(Stored data)
_ _ _
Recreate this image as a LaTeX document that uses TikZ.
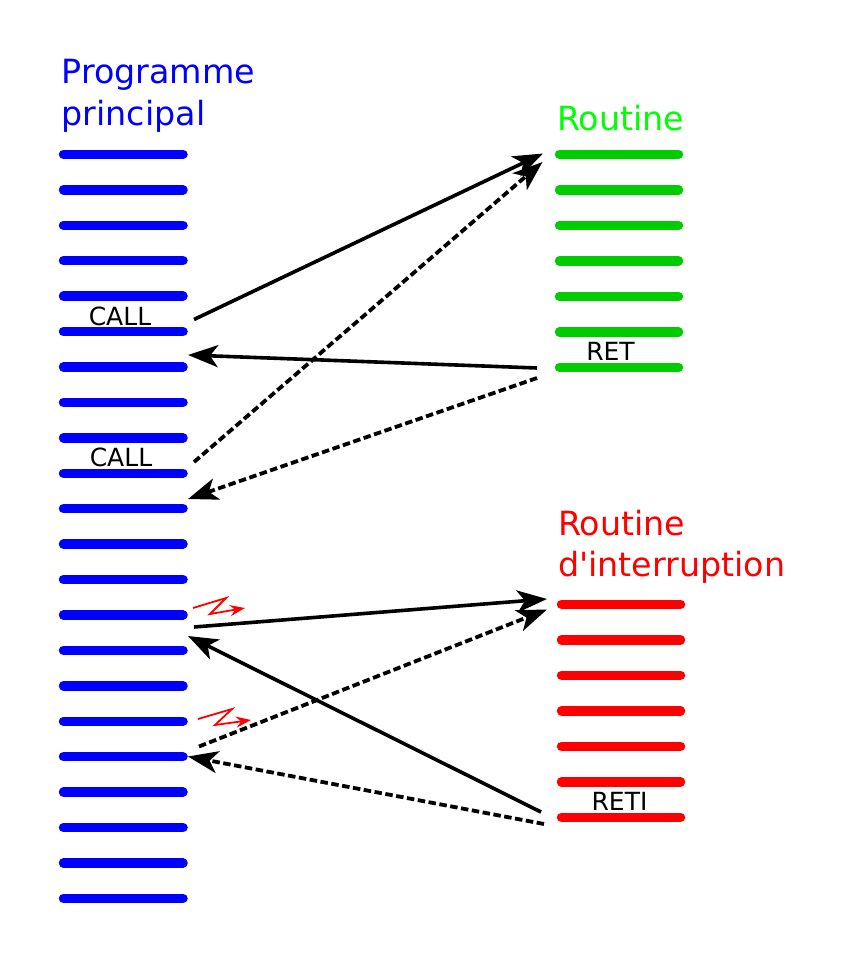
\documentclass[tikz,border=0pt]{standalone}
\usepackage{fontspec}
\setmainfont{DejaVu Sans}
\usetikzlibrary{arrows.meta}
\definecolor{routinegreen}{RGB}{0,204,0}
\tikzset{
  instr/.style={line width=9.5pt,line cap=round},
  lien/.style={black,line width=3.6pt,-{Stealth[length=30pt,width=22pt,inset=8pt]}},
  lienpt/.style={lien,line width=3.8pt,dash pattern=on 7.5pt off 3.5pt},
  eclair/.style={red,line width=1.8pt,-{Stealth[length=15pt,width=11pt,inset=5pt]}},
  titre/.style={anchor=base west,font=\fontsize{33.3pt}{42pt}\selectfont,inner sep=0pt},
  mnemo/.style={font=\fontsize{25pt}{30pt}\selectfont,inner sep=0pt,black}
}
\begin{document}
\begin{tikzpicture}[x=1pt,y=-1pt]
  \useasboundingbox (0,0) rectangle (842,963);
  \foreach \i in {0,...,21} \draw[instr,blue] (63.5,154.4+35.43*\i) -- (183,154.4+35.43*\i);
  \foreach \i in {0,...,6} \draw[instr,routinegreen] (559.5,154.4+35.5*\i) -- (678.5,154.4+35.5*\i);
  \foreach \i in {0,...,6} \draw[instr,red] (561.5,604.3+35.5*\i) -- (680.5,604.3+35.5*\i);

  \node[titre,blue] (prog1) at (61.5,84) {Programme};
  \node[titre,blue] (prog2) at (61.5,125) {principal};
  \node[titre,green] (rout) at (557,131) {Routine};
  \node[titre,red] (inter1) at (558,535) {Routine};
  \node[titre,red] (inter2) at (558,576) {d\textquotesingle interruption};

  \node[mnemo] (call1) at (120,316) {CALL};
  \node[mnemo] (call2) at (121,457) {CALL};
  \node[mnemo] (ret) at (610.5,351) {RET};
  \node[mnemo] (reti) at (619.5,801) {RETI};

  \coordinate (dep1) at (194,319.5);
  \coordinate (dep2) at (194,462);
  \coordinate (rt1) at (543,153.5);
  \coordinate (rt2) at (542.5,162);
  \coordinate (retA) at (537,368);
  \coordinate (retB) at (537,378);
  \coordinate (ap1) at (188,355);
  \coordinate (ap2) at (188,499);
  \coordinate (dep3) at (194,627);
  \coordinate (dep4) at (199,746.5);
  \coordinate (it1) at (547,599);
  \coordinate (it2) at (547,609.5);
  \coordinate (retiA) at (541,812);
  \coordinate (retiB) at (544,824);
  \coordinate (ap3) at (188,636);
  \coordinate (ap4) at (188,756.5);

  \draw[lien] (dep1) -- (rt1);
  \draw[lienpt] (dep2) -- (rt2);
  \draw[lien] (retA) -- (ap1);
  \draw[lienpt] (retB) -- (ap2);
  \draw[lien] (dep3) -- (it1);
  \draw[lienpt] (dep4) -- (it2);
  \draw[lien] (retiA) -- (ap3);
  \draw[lienpt] (retiB) -- (ap4);

  % les deux signaux
  \draw[eclair] (193,608) -- (226,598) -- (210,614) -- (245,608);
  \draw[eclair] (198,719) -- (232,709) -- (215,725) -- (251,720);
\end{tikzpicture}
\end{document}
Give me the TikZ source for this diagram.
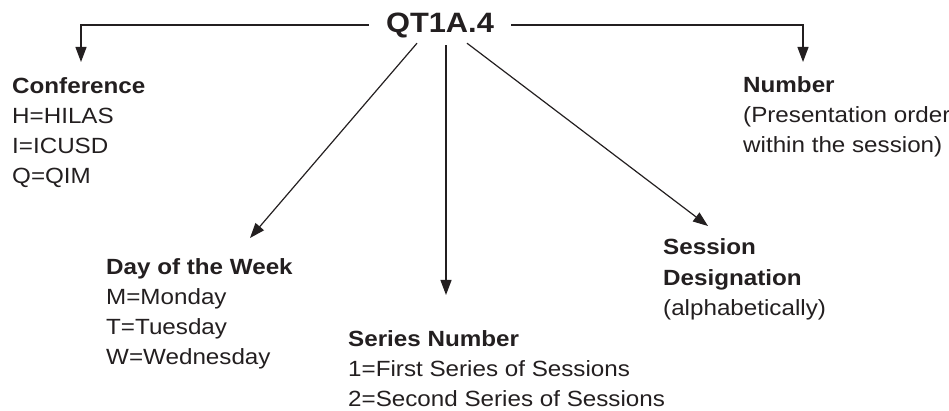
\documentclass[tikz,border=0pt]{standalone}
\usepackage{fontspec}
\setmainfont{Liberation Sans}[FakeStretch=1.1]
\usetikzlibrary{arrows.meta}
\definecolor{ink}{HTML}{231F20}
\tikzset{
  conn/.style={draw=ink, line width=1.2pt, -{Triangle[length=15pt,width=11pt]}},
  label/.style={anchor=base west, inner sep=0pt, align=left, text=ink,
    font=\fontsize{22}{30}\selectfont},
  titlebox/.style={anchor=base, inner xsep=17pt, inner ysep=0pt, text=ink,
    text height=20pt, text depth=4pt, font=\fontsize{28}{30}\selectfont\bfseries}
}
\begin{document}
\begin{tikzpicture}[x=1pt,y=-1pt]
\useasboundingbox (0,0) rectangle (949,411);
\node[titlebox] (t) at (440,33) {QT1A.4};
\coordinate (ctip) at (81,62);
\coordinate (ntip) at (803,62);
\coordinate (dtip) at (250,238);
\coordinate (stip) at (446,295);
\coordinate (ptip) at (708,226);
\draw[conn] (t.west) -| (ctip);
\draw[conn] (t.east) -| (ntip);
\draw[conn] ([shift={(-23,6)}]t.south) -- (dtip);
\draw[conn] ([shift={(6,8)}]t.south) -- (stip);
\draw[conn] ([shift={(27,6)}]t.south) -- (ptip);
% anchor base west = baseline of the last line
\node[label] (conf) at (12,184) {\textbf{Conference}\\H=HILAS\\I=ICUSD\\Q=QIM};
\node[label] (day) at (106,364) {\textbf{Day of the Week}\\M=Monday\\T=Tuesday\\W=Wednesday};
\node[label] (ser) at (348,406) {\textbf{Series Number}\\1=First Series of Sessions\\2=Second Series of Sessions};
\node[label] (ses) at (663,315) {\textbf{Session}\\\textbf{Designation}\\(alphabetically)};
\node[label] (num) at (743,153) {\textbf{Number}\\(Presentation order\\within the session)};
\end{tikzpicture}
\end{document}
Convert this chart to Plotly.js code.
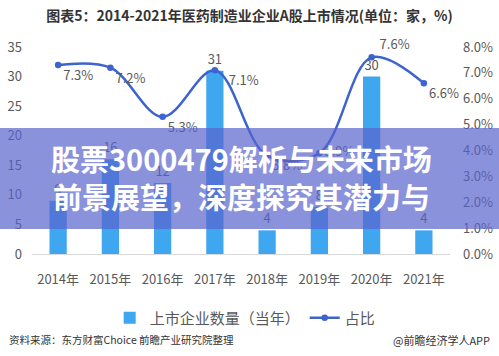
<!DOCTYPE html>
<html>
<head>
<meta charset="utf-8">
<script src="https://cdn.plot.ly/plotly-3.0.1.min.js"></script>
<style>
html,body{margin:0;padding:0;background:#fff;}
#chart{width:499px;height:356px;}
</style>
</head>
<body>
<div id="chart"></div>
<script>
var years = ["2014年","2015年","2016年","2017年","2018年","2019年","2020年","2021年"];
var listedCount = [9, 16, 12, 31, 4, 8, 30, 4];
var sharePct = [7.3, 7.2, 5.3, 7.1, 3.8, 3.9, 7.6, 6.6];
var shareLabelPos = ["bottom right","bottom right","bottom right","bottom right","bottom right","middle right","top right","bottom right"];
var shareLabelPad = [0, 0, 0, 3, 0, 0, 1, 0];
var leftTicks = [0,5,10,15,20,25,30,35];
var rightTicks = [0,1,2,3,4,5,6,7,8];

var cjk = "Noto Sans CJK SC, Noto Sans, sans-serif";
var grey = "#595959";

var traces = [
  {
    type: "bar",
    name: "上市企业数量（当年）",
    x: years,
    y: listedCount,
    width: 0.33,
    marker: {color: "#3FA6F0"},
    text: listedCount.map(String),
    textposition: "outside",
    textfont: {family: cjk, size: 13, color: grey},
    cliponaxis: false,
    hoverinfo: "none"
  },
  {
    type: "scatter",
    mode: "lines+markers+text",
    name: "占比",
    x: years,
    y: sharePct,
    yaxis: "y2",
    line: {color: "#3D64CE", width: 2.5, shape: "spline", smoothing: 1},
    marker: {color: "#3D64CE", size: 6.5},
    text: sharePct.map(function(v, i){
      return "\u00a0".repeat(shareLabelPad[i]) + v.toFixed(1) + "%";
    }),
    textposition: shareLabelPos,
    textfont: {family: cjk, size: 13, color: grey},
    cliponaxis: false,
    hoverinfo: "none"
  }
];

var layout = {
  width: 499,
  height: 356,
  margin: {l: 32, r: 49, t: 47, b: 102},
  paper_bgcolor: "#ffffff",
  plot_bgcolor: "#ffffff",
  font: {family: cjk, color: grey},
  showlegend: true,
  title: {
    text: "<b>图表5：2014-2021年医药制造业企业A股上市情况(单位：家，%)</b>",
    font: {family: cjk, size: 14, color: "#333333"},
    x: 0.5, xanchor: "center",
    y: 0.955, yanchor: "middle"
  },
  xaxis: {
    type: "category",
    showgrid: false,
    zeroline: false,
    showline: true,
    linecolor: "#d9d9d9",
    linewidth: 1,
    ticks: "",
    ticklabelstandoff: 13,
    tickfont: {family: cjk, size: 13, color: grey},
    fixedrange: true
  },
  yaxis: {
    range: [0, 35],
    tickvals: leftTicks,
    showgrid: false,
    zeroline: false,
    showline: false,
    ticks: "",
    ticklabelstandoff: 9,
    tickfont: {family: cjk, size: 13, color: grey},
    fixedrange: true
  },
  yaxis2: {
    overlaying: "y",
    side: "right",
    range: [0, 8],
    tickvals: rightTicks,
    ticktext: rightTicks.map(function(v){return v.toFixed(1) + "%";}),
    showgrid: false,
    zeroline: false,
    showline: false,
    ticks: "",
    ticklabelstandoff: 12,
    tickfont: {family: cjk, size: 13, color: grey},
    fixedrange: true
  },
  legend: {
    orientation: "h",
    x: 0.51, xanchor: "center",
    y: -0.309, yanchor: "middle",
    font: {family: cjk, size: 15, color: grey},
    itemwidth: 30,
    tracegroupgap: 0,
    bgcolor: "rgba(0,0,0,0)"
  },
  shapes: [
    {
      type: "rect", xref: "paper", yref: "paper",
      x0: -0.09, x1: 1.13, y0: 0.121, y1: 0.609,
      fillcolor: "rgba(90,100,205,0.7)",
      line: {width: 0},
      layer: "above"
    }
  ],
  annotations: [
    {
      xref: "paper", yref: "paper",
      x: 0.5, y: 0.37, xanchor: "center", yanchor: "middle",
      text: "<b>股票3000479解析与未来市场<br>前景展望，深度探究其潜力与</b>",
      showarrow: false,
      align: "center",
      font: {family: cjk, size: 29, color: "#ffffff"}
    },
    {
      xref: "paper", yref: "paper",
      x: -0.06, y: -0.415, xanchor: "left", yanchor: "middle",
      text: "资料来源：东方财富Choice 前瞻产业研究院整理",
      showarrow: false,
      font: {family: cjk, size: 10.5, color: "#333333"}
    },
    {
      xref: "paper", yref: "paper",
      x: 1.1005, y: -0.415, xanchor: "right", yanchor: "middle",
      text: "@前瞻经济学人APP",
      showarrow: false,
      font: {family: cjk, size: 11, color: "#333333"}
    }
  ]
};

Plotly.newPlot("chart", traces, layout, {displayModeBar: false, staticPlot: true});
</script>
</body>
</html>
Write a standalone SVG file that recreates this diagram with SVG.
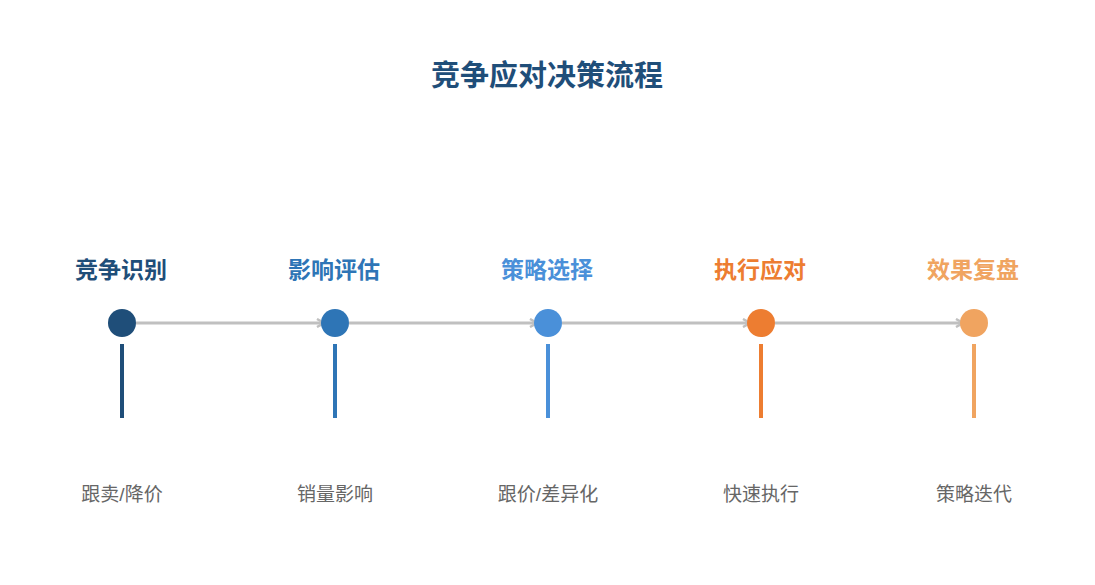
_ _ _
Repeat the listing above from its first line through the line that contains "(reti) at (619.5,801)", both included, and nothing more. Drop the pictures.

Written reply:
Recreate this image as a LaTeX document that uses TikZ.
\documentclass[tikz,border=0pt]{standalone}
\usepackage{fontspec}
\setmainfont{DejaVu Sans}
\usetikzlibrary{arrows.meta}
\definecolor{routinegreen}{RGB}{0,204,0}
\tikzset{
  instr/.style={line width=9.5pt,line cap=round},
  lien/.style={black,line width=3.6pt,-{Stealth[length=30pt,width=22pt,inset=8pt]}},
  lienpt/.style={lien,line width=3.8pt,dash pattern=on 7.5pt off 3.5pt},
  eclair/.style={red,line width=1.8pt,-{Stealth[length=15pt,width=11pt,inset=5pt]}},
  titre/.style={anchor=base west,font=\fontsize{33.3pt}{42pt}\selectfont,inner sep=0pt},
  mnemo/.style={font=\fontsize{25pt}{30pt}\selectfont,inner sep=0pt,black}
}
\begin{document}
\begin{tikzpicture}[x=1pt,y=-1pt]
  \useasboundingbox (0,0) rectangle (842,963);
  \foreach \i in {0,...,21} \draw[instr,blue] (63.5,154.4+35.43*\i) -- (183,154.4+35.43*\i);
  \foreach \i in {0,...,6} \draw[instr,routinegreen] (559.5,154.4+35.5*\i) -- (678.5,154.4+35.5*\i);
  \foreach \i in {0,...,6} \draw[instr,red] (561.5,604.3+35.5*\i) -- (680.5,604.3+35.5*\i);

  \node[titre,blue] (prog1) at (61.5,84) {Programme};
  \node[titre,blue] (prog2) at (61.5,125) {principal};
  \node[titre,green] (rout) at (557,131) {Routine};
  \node[titre,red] (inter1) at (558,535) {Routine};
  \node[titre,red] (inter2) at (558,576) {d\textquotesingle interruption};

  \node[mnemo] (call1) at (120,316) {CALL};
  \node[mnemo] (call2) at (121,457) {CALL};
  \node[mnemo] (ret) at (610.5,351) {RET};
  \node[mnemo] (reti) at (619.5,801) {RETI};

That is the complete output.